Первое, на что я обратил внимание, – ограничения по ширине машины. Центр тяжести автомобиля Формулы-1 расположен примерно в 300 мм над уровнем земли. При этом, если автомобиль шириной 600 мм – по 300 мм от центральной линии с каждой стороны – без прижимной силы поворачивает с перегрузкой 1G, он перевернется. Таким образом, стало ясно, что с ограниченной шириной машины ключевым вопросом стало расположение центра тяжести как можно ниже.

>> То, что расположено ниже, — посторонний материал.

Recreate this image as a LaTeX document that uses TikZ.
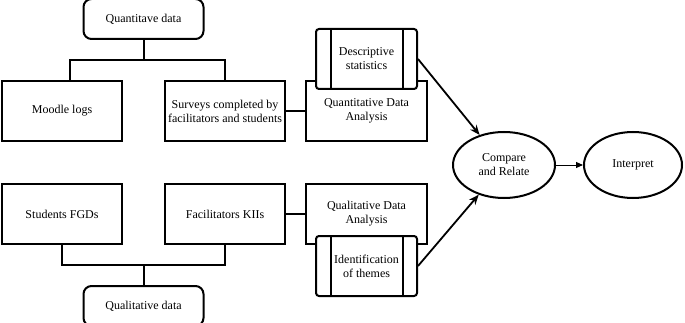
\documentclass[tikz,border=0pt]{standalone}
\usepackage{fontspec}
\setmainfont{Liberation Serif}
\usetikzlibrary{arrows.meta,positioning,shapes.geometric,calc}

\begin{document}
\begin{tikzpicture}[
      x=1pt, y=1pt,
      node distance=40pt and 41pt,
      every node/.style={font=\fontsize{12}{14}\selectfont},
      box/.style={rectangle, draw, line width=2pt, minimum height=60pt,
                  minimum width=120pt, align=center, inner sep=2pt},
      roundbox/.style={box, rounded corners=8pt, minimum height=40pt},
      procbox/.style={box, fill=white, rounded corners=3pt, minimum width=101pt,
                  path picture={\draw[line width=2pt]
                    ([xshift=15pt]path picture bounding box.north west) -- ([xshift=15pt]path picture bounding box.south west)
                    ([xshift=-14pt]path picture bounding box.north east) -- ([xshift=-14pt]path picture bounding box.south east);}},
      oval/.style={ellipse, draw, line width=2pt, minimum height=66pt,
                  align=center, inner sep=0pt},
      link/.style={line width=2pt},
      arr/.style={-{Stealth[length=10pt, width=8pt]}, line width=1.8pt},
      thinarr/.style={-{Triangle[length=7pt, width=6pt]}, line width=0.9pt}
    ]
      \useasboundingbox (0,0) rectangle (685,-323);

      % quantitative strand
      \node[box] (ML) at (62,-111) {Moodle logs};
      \node[box, right=of ML] (SC) {Surveys completed by\\facilitators and students};
      \coordinate (QS) at ($(ML.north)!0.5!(SC.north)$);
      \node[roundbox, above=of QS] (QN) {Quantitave data};
      \node[box, minimum width=121pt, right=19pt of SC] (QA) {Quantitative Data\\Analysis};
      \node[procbox, above=-10pt of QA] (DS) {Descriptive\\statistics};

      % qualitative strand
      \node[box, below=41pt of ML] (SF) {Students FGDs};
      \node[box, right=of SF] (FK) {Facilitators KIIs};
      \coordinate (LS) at ($(SF.south)!0.5!(FK.south)$);
      \node[roundbox, below=of LS] (QL) {Qualitative data};
      \node[box, minimum width=121pt, right=19pt of FK] (LA) {Qualitative Data\\Analysis};
      \node[procbox, below=-10pt of LA] (IT) {Identification\\of themes};

      % merging
      \node[oval, minimum width=102pt] (CR) at (504,-165) {Compare\\and Relate};
      \node[oval, minimum width=98pt, right=27pt of CR] (IP) {Interpret};

      \draw[link] (QN.south) -- ++(0,-20) coordinate (QT);
      \draw[link] ([xshift=8pt]ML.north) |- (QT) -| (SC.north);
      \draw[link] (SC) -- (QA);
      \draw[link] (QL.north) -- ++(0,20) coordinate (LT);
      \draw[link] (SF.south) |- (LT) -| (FK.south);
      \draw[link] (FK) -- (LA);

      \draw[arr] (DS.east) -- (CR);
      \draw[arr] (IT.east) -- (CR);
      \draw[thinarr] (CR) -- (IP);
    \end{tikzpicture}
\end{document}
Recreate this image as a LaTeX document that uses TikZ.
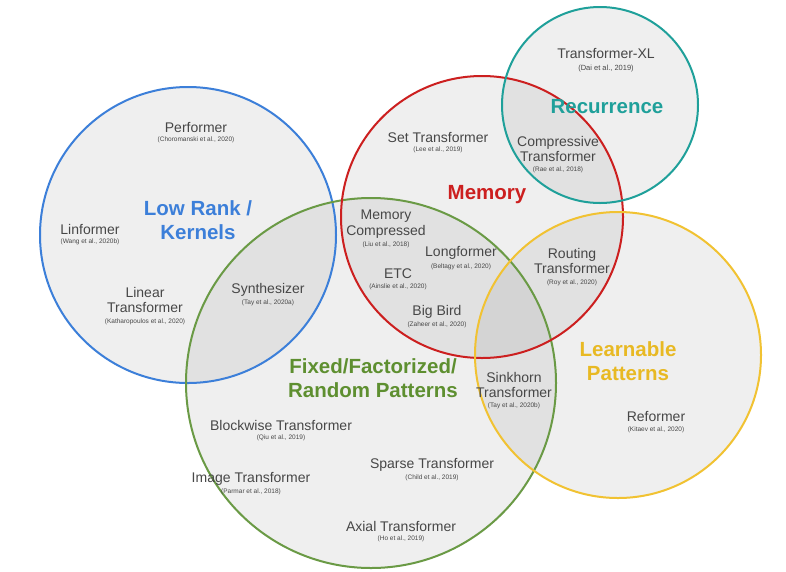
\documentclass[tikz,border=0pt]{standalone}
\usepackage{fontspec}
\setmainfont{Liberation Sans}
\begin{document}
\begin{tikzpicture}[x=1pt,y=-1pt,
  ring/.style={line width=2pt},
  disc/.style={fill=black!55,fill opacity=0.11,draw=none},
  mname/.style={text=black!72,font=\fontsize{14}{15.5}\selectfont,align=center,inner sep=0pt},
  mcite/.style={text=black!72,font=\fontsize{6.5}{7}\selectfont,inner sep=0pt},
  mcat/.style={font=\bfseries\fontsize{20.5}{24.5}\selectfont,align=center,inner sep=0pt}]
\definecolor{cblue}{HTML}{3C7FD9}
\definecolor{cred}{HTML}{CC1F1F}
\definecolor{cteal}{HTML}{1FA09A}
\definecolor{cyel}{HTML}{F1C232}
\definecolor{cgreen}{HTML}{6A9A45}
\definecolor{tyel}{HTML}{E8B923}
\definecolor{tgreen}{HTML}{5E8F30}
\useasboundingbox (0,0) rectangle (786,571);
\fill[white] (0,0) rectangle (786,571);
% fills
\fill[disc] (188,235) circle [radius=148];
\fill[disc] (371,383) circle [radius=185];
\fill[disc] (482,217) circle [radius=141];
\fill[disc] (600,105) circle [radius=98];
\fill[disc] (618,355) circle [radius=143];
% rings
\draw[ring,cblue] (188,235) circle [radius=148];
\draw[ring,cgreen] (371,383) circle [radius=185];
\draw[ring,cred] (482,217) circle [radius=141];
\draw[ring,cteal] (600,105) circle [radius=98];
\draw[ring,cyel] (618,355) circle [radius=143];
% category labels
\node[mcat,text=cblue] (lowrank) at (198,220) {Low Rank /\\Kernels};
\node[mcat,text=cred] (memory) at (487,195) {Memory};
\node[mcat,text=cteal] (recurrence) at (607,107) {Recurrence};
\node[mcat,text=tgreen] (fixed) at (373,378) {Fixed/Factorized/\\Random Patterns};
\node[mcat,text=tyel] (learnable) at (628,361) {Learnable\\Patterns};
% models
\node[mname] (performer) at (196,127) {Performer};
\node[mcite] (performerc) at (196,140) {(Choromanski et al., 2020)};
\node[mname] (linformer) at (90,229) {Linformer};
\node[mcite] (linformerc) at (90,242) {(Wang et al., 2020b)};
\node[mname] (linear) at (145,300) {Linear\\Transformer};
\node[mcite] (linearc) at (145,322) {(Katharopoulos et al., 2020)};
\node[mname] (synth) at (268,290) {Synthesizer};
\node[mcite] (synthc) at (268,303) {(Tay et al., 2020a)};
\node[mname] (settr) at (438,137) {Set Transformer};
\node[mcite] (settrc) at (438,150) {(Lee et al., 2019)};
\node[mname] (memcomp) at (386,224) {Memory\\Compressed};
\node[mcite] (memcompc) at (386,245) {(Liu et al., 2018)};
\node[mname] (longf) at (461,253) {Longformer};
\node[mcite] (longfc) at (461,267) {(Beltagy et al., 2020)};
\node[mname] (etc) at (398,274) {ETC};
\node[mcite] (etcc) at (398,287) {(Ainslie et al., 2020)};
\node[mname] (bigbird) at (437,312) {Big Bird};
\node[mcite] (bigbirdc) at (437,325) {(Zaheer et al., 2020)};
\node[mname] (txl) at (606,53) {Transformer-XL};
\node[mcite,font=\fontsize{7.5}{8}\selectfont] (txlc) at (606,69) {(Dai et al., 2019)};
\node[mname] (compr) at (558,149) {Compressive\\Transformer};
\node[mcite] (comprc) at (558,170) {(Rae et al., 2018)};
\node[mname] (routing) at (572,261) {Routing\\Transformer};
\node[mcite] (routingc) at (572,283) {(Roy et al., 2020)};
\node[mname] (sinkhorn) at (514,385) {Sinkhorn\\Transformer};
\node[mcite] (sinkhornc) at (514,406) {(Tay et al., 2020b)};
\node[mname] (reformer) at (656,416) {Reformer};
\node[mcite] (reformerc) at (656,430) {(Kitaev et al., 2020)};
\node[mname] (blockwise) at (281,425) {Blockwise Transformer};
\node[mcite] (blockwisec) at (281,438) {(Qiu et al., 2019)};
\node[mname] (sparse) at (432,465) {Sparse Transformer};
\node[mcite] (sparsec) at (432,478) {(Child et al., 2019)};
\node[mname] (image) at (251,479) {Image Transformer};
\node[mcite] (imagec) at (251,492) {(Parmar et al., 2018)};
\node[mname] (axial) at (401,526) {Axial Transformer};
\node[mcite] (axialc) at (401,539) {(Ho et al., 2019)};
\end{tikzpicture}
\end{document}
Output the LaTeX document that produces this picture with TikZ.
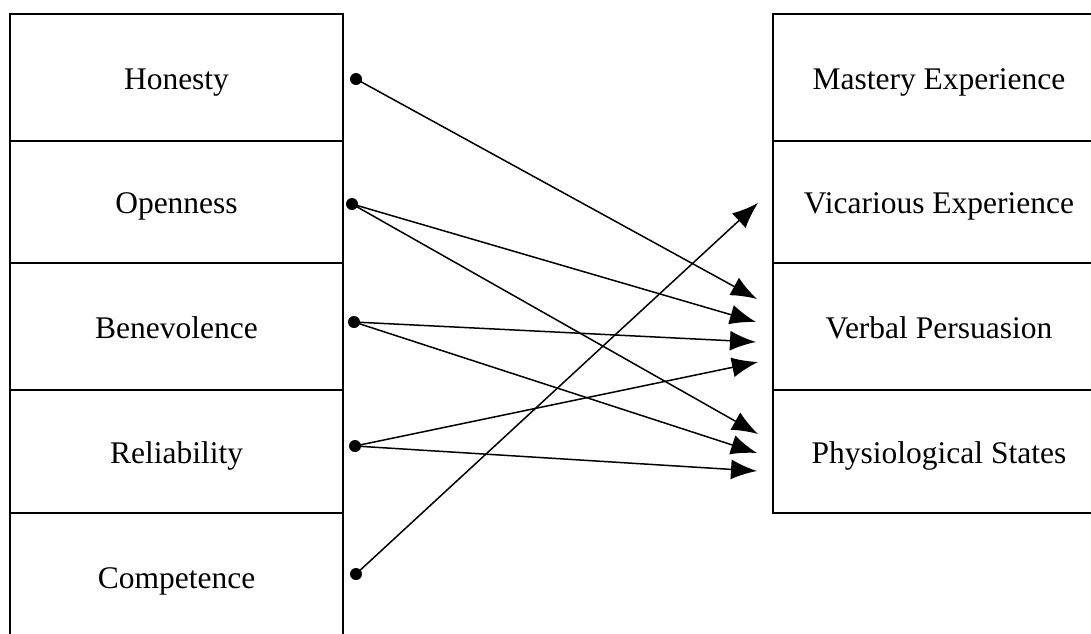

Итак, когда автомобиль входит в поворот, он сначала тормозит на прямой, затем наступает фаза начала поворота и при продолжающемся торможении – это называется «смешанный вход», и только после этого машина достигает середины поворота и начинает разгоняться – все еще поворачивая, – это «смешанный выход».
Я подумал, что если пытаться уменьшить нагрузку на внешние колеса во время фаз «смешанного входа» и «смешанного выхода», чтобы компенсировать перемещение центра тяжести с ограниченной шириной машины, хорошим решением станет увеличение колесной базы.
Некоторые утверждали, что в связи с ограничением по ширине нужно делать машину короче – тогда соотношение длины к ширине останется прежним. Но чутье подсказывало мне, что нужно делать наоборот. Так что колесная база стала первым элементом, с которым я начал экспериментировать. Я начал чертить автомобиль с увеличенной по сравнению с прошлым годом колесной базой, в котором все компоненты были расположены как можно ниже – чтобы центр тяжести оказался как можно ближе к земле.
Я также пообщался с Марио Иллиеном. Мы достаточно хорошо знали друг друга, чтобы я мог просто набрать ему по телефону. Хотя, строго говоря, во время моего «отпуска» это было не совсем законно. На самом деле у нас был довольно редкий обед, на котором мы обсудили двигатель на сезон 1998 года и общую компоновку в рамках новых правил. Марио был готов разработать двигатель с заниженным коленвалом и облегченными головками цилиндров.